Becky French woke up at 4 this morning and couldn't get back to sleep. The same will be true tomorrow morning -- Wednesday morning, the first day of school at Marion Cross School, where French teaches fourth grade. She spent a year of student teaching at Marion Cross 21 years ago, and returned to the school nine years ago.
And guess what? She still gets first-day jitters.
"When I was first starting out my biggest worry was I’m not going to learn the kids’ names," she said. She soon learned that was not a problem -- in part because she knows them already, in part because she makes a point of memorizing everyone's name by the end of June, and in part because she has already written each student's name about a dozen times -- on cubbies, on chore sticks, on stickers on desks.
"So now I’ve switched over to other things to be worried about," she said. "The biggest one is what to plan for the first day. Because you don’t want to have too little, but you almost always have too much. I forget every year how many little things you have to talk to the kids about. Like how in our classroom do we indicate that we have to go to the bathroom? Or show that we’re here today, or how do we do snack milk? ...

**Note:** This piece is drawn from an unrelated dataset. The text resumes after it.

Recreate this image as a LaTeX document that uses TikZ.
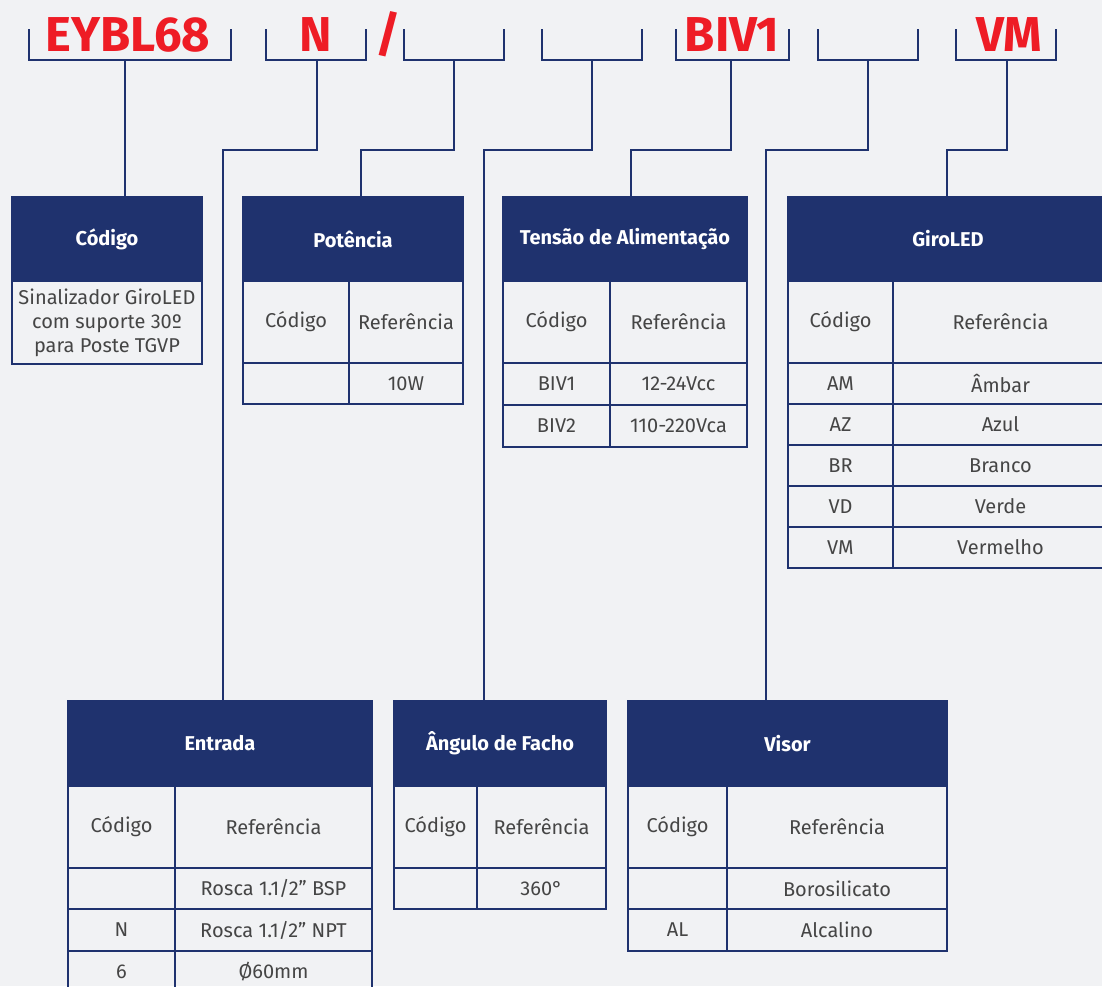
\documentclass[tikz,border=0pt]{standalone}
\usepackage{fontspec}
\setmainfont{Fira Sans}
\definecolor{navy}{HTML}{1F326E}
\definecolor{bgc}{HTML}{F1F2F4}
\definecolor{codered}{HTML}{EE1C25}
\definecolor{txt}{HTML}{454545}
\begin{document}
\begin{tikzpicture}[x=1pt,y=-1pt,
  hdr/.style={rectangle, fill=navy, draw=navy, line width=1.5pt, anchor=north west, inner sep=0pt, outer sep=0pt, text=white, font=\fontsize{20}{24}\selectfont\bfseries},
  cell/.style={rectangle, draw=navy, line width=2pt, anchor=north west, inner sep=0pt, outer sep=0pt, text=txt, font=\fontsize{20}{24}\selectfont, align=center},
  sz/.style 2 args={minimum width=#1pt, minimum height=#2pt},
  conn/.style={draw=navy, line width=2.4pt},
  code/.style={text=codered, font=\fontsize{49}{52}\selectfont\bfseries, anchor=base, inner sep=0pt},
]
\clip (0,0) rectangle (1102,986);
\fill[bgc] (0,0) rectangle (1102,986);

% ---- code labels
\node[code] (t1) at (128,51) {EYBL68};
\node[code] (t2) at (316,51) {N};
\node[code] (ts) at (388,51) {/};
\node[code] (t5) at (732,51) {BIV1};
\node[code] (t7) at (1009,51) {VM};

% ---- brackets
\draw[conn] (29,29) |- (231,60) -- (231,29);
\draw[conn] (266,29) |- (366,60) -- (366,29);
\draw[conn] (404,29) |- (504,60) -- (504,29);
\draw[conn] (542,29) |- (642,60) -- (642,29);
\draw[conn] (676,29) |- (789,60) -- (789,29);
\draw[conn] (818,29) |- (918,60) -- (918,29);
\draw[conn] (956,29) |- (1056,60) -- (1056,29);
\coordinate (b1) at (125,60);
\coordinate (b2) at (317,60);
\coordinate (b3) at (454,60);
\coordinate (b4) at (592,60);
\coordinate (b5) at (731,60);
\coordinate (b6) at (868,60);
\coordinate (b7) at (1007,60);
\coordinate (k2) at (223,150);
\coordinate (k3) at (361,150);
\coordinate (k4) at (484,150);
\coordinate (k5) at (631,150);
\coordinate (k6) at (766,150);
\coordinate (k7) at (947,150);

% ---- Código
\node[hdr, sz={190}{84}] (cod-h) at (12,197) {Código};
\node[cell, sz={190}{83}] (cod-b) at (12,281) {Sinalizador GiroLED\\com suporte 30º\\para Poste TGVP};

% ---- Potência
\node[hdr, sz={220}{84}] (pot-h) at (243,197) {Potência};
\node[cell, sz={106}{82}] (pot-c0) at (243,281) {Código};
\node[cell, sz={114}{82}] (pot-r0) at (349,281) {Referência};
\node[cell, sz={106}{41}] (pot-c1) at (243,363) {};
\node[cell, sz={114}{41}] (pot-r1) at (349,363) {10W};

% ---- Tensão de Alimentação
\node[hdr, sz={244}{84}] (ten-h) at (503,197) {Tensão de Alimentação};
\node[cell, sz={107}{82}] (ten-c0) at (503,281) {Código};
\node[cell, sz={137}{82}] (ten-r0) at (610,281) {Referência};
\node[cell, sz={107}{42}] (ten-c1) at (503,363) {BIV1};
\node[cell, sz={137}{42}] (ten-r1) at (610,363) {12-24Vcc};
\node[cell, sz={107}{42}] (ten-c2) at (503,405) {BIV2};
\node[cell, sz={137}{42}] (ten-r2) at (610,405) {110-220Vca};

% ---- GiroLED
\node[hdr, sz={320}{84}] (gir-h) at (788,197) {GiroLED};
\node[cell, sz={105}{82}] (gir-c0) at (788,281) {Código};
\node[cell, sz={215}{82}] (gir-r0) at (893,281) {Referência};
\node[cell, sz={105}{41}] (gir-c1) at (788,363) {AM};
\node[cell, sz={215}{41}] (gir-r1) at (893,363) {Âmbar};
\node[cell, sz={105}{41}] (gir-c2) at (788,404) {AZ};
\node[cell, sz={215}{41}] (gir-r2) at (893,404) {Azul};
\node[cell, sz={105}{41}] (gir-c3) at (788,445) {BR};
\node[cell, sz={215}{41}] (gir-r3) at (893,445) {Branco};
\node[cell, sz={105}{41}] (gir-c4) at (788,486) {VD};
\node[cell, sz={215}{41}] (gir-r4) at (893,486) {Verde};
\node[cell, sz={105}{41}] (gir-c5) at (788,527) {VM};
\node[cell, sz={215}{41}] (gir-r5) at (893,527) {Vermelho};

% ---- Entrada
\node[hdr, sz={304}{85}] (ent-h) at (68,701) {Entrada};
\node[cell, sz={107}{82}] (ent-c0) at (68,786) {Código};
\node[cell, sz={197}{82}] (ent-r0) at (175,786) {Referência};
\node[cell, sz={107}{41}] (ent-c1) at (68,868) {};
\node[cell, sz={197}{41}] (ent-r1) at (175,868) {Rosca 1.1/2” BSP};
\node[cell, sz={107}{42}] (ent-c2) at (68,909) {N};
\node[cell, sz={197}{42}] (ent-r2) at (175,909) {Rosca 1.1/2” NPT};
\node[cell, sz={107}{42}] (ent-c3) at (68,951) {6};
\node[cell, sz={197}{42}] (ent-r3) at (175,951) {Ø60mm};

% ---- Ângulo de Facho
\node[hdr, sz={212}{85}] (ang-h) at (394,701) {Ângulo de Facho};
\node[cell, sz={83}{82}] (ang-c0) at (394,786) {Código};
\node[cell, sz={129}{82}] (ang-r0) at (477,786) {Referência};
\node[cell, sz={83}{41}] (ang-c1) at (394,868) {};
\node[cell, sz={129}{41}] (ang-r1) at (477,868) {360°};

% ---- Visor
\node[hdr, sz={319}{85}] (vis-h) at (628,701) {Visor};
\node[cell, sz={99}{82}] (vis-c0) at (628,786) {Código};
\node[cell, sz={220}{82}] (vis-r0) at (727,786) {Referência};
\node[cell, sz={99}{41}] (vis-c1) at (628,868) {};
\node[cell, sz={220}{41}] (vis-r1) at (727,868) {Borosilicato};
\node[cell, sz={99}{42}] (vis-c2) at (628,909) {AL};
\node[cell, sz={220}{42}] (vis-r2) at (727,909) {Alcalino};

% ---- connectors
\draw[conn] (b1) -- (b1 |- cod-h.north);
\draw[conn] (b2) |- (k2) -- (k2 |- ent-h.north);
\draw[conn] (b3) |- (k3) -- (k3 |- pot-h.north);
\draw[conn] (b4) |- (k4) -- (k4 |- ang-h.north);
\draw[conn] (b5) |- (k5) -- (k5 |- ten-h.north);
\draw[conn] (b6) |- (k6) -- (k6 |- vis-h.north);
\draw[conn] (b7) |- (k7) -- (k7 |- gir-h.north);
\end{tikzpicture}
\end{document}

"You a|most can’t get through all those things in one day. And then you worry, 'Oh gosh, this most be the most boring day ever because all we’re talking about are these little procedural things.' But the kids come away saying, 'Oh! It was a great day!' Because they’re just excited for newness."
So is she.
"Until they get here you just don’t know what it’s going to be like," she said. "You can plan to do exactly what you did last year, but it’s not going to be the same as last year. It’s going to be different. Because the kids are different. ... They have a different group of questions. They have new anxieties, different relationships."
Plus the school is always trying something different, and so is she. And tomorrow morning, it all becomes real.
"The school is just not the school without the kids in it," she said.